Now don’t get me wrong; I’m not one of those “all information and creative products should be free” types. Clearly. I write books, and I sell them. For cash money. That’s how I get paid for my efforts. But I write fiction—pure entertainment—and provide it for a very reasonable price. A latte at Starbucks costs more. And I receive no other remuneration for what I do. Scientific researchers, on the other hand, are already paid. Most of them work either on salaries or grants from universities or corporations. And that’s the only way they’re paid for the work they produce—understand, they do not get paid when people read the articles they wrote in an online (or offline) journal. In fact, more and more, journals are charging researchers to edit and publish their articles, and then they charge you to read the finished product. And while we’re at it, let’s remember that some of that research is paid for by public funds. You paid for the research study with your tax dollars, and then you have to pay again to read how the study turned out. In other words, scientific journal publishing is like giving a private company exclusive rights to the Declaration of Independence and then charging people $35 to read it.
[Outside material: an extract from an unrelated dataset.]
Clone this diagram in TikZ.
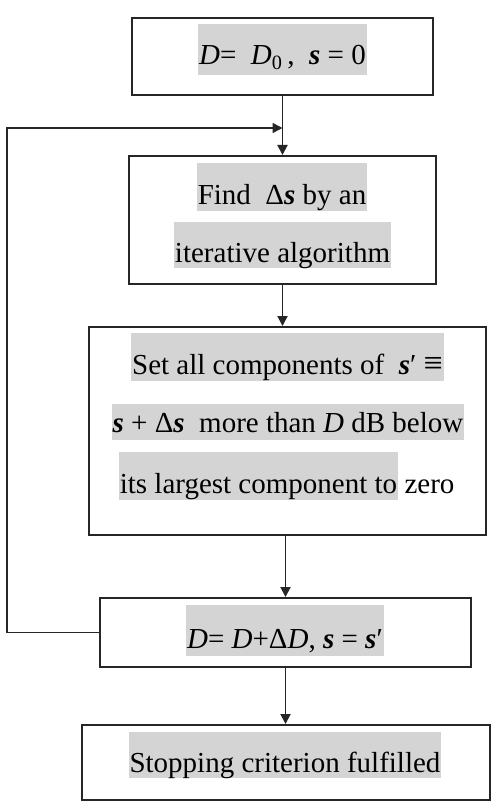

Ms. Elbakyan has been heralded as the Robin Hood of the digital scientific age. Is she? Is it ethical, as she claims, to essentially steal these articles and make them freely available to all? Probably not, but neither is it ethical for private corporations to control the flow of publicly-funded research. Yes, they do provide a valuable service: they read, edit, and evaluate scientific research, and lay it out in an easily accessible format online. That service is probably worth a few bucks per read, and, as those companies are now finding out, when you dramatically overcharge for a service, you can expect to be challenged—either by innovative competitors or by rampant theft. The music industry learned this lesson first, and the traditional book publishing industry is learning it now. Scientific journals have a choice: they can make content available at a reasonable price or expect to be out of business in five years.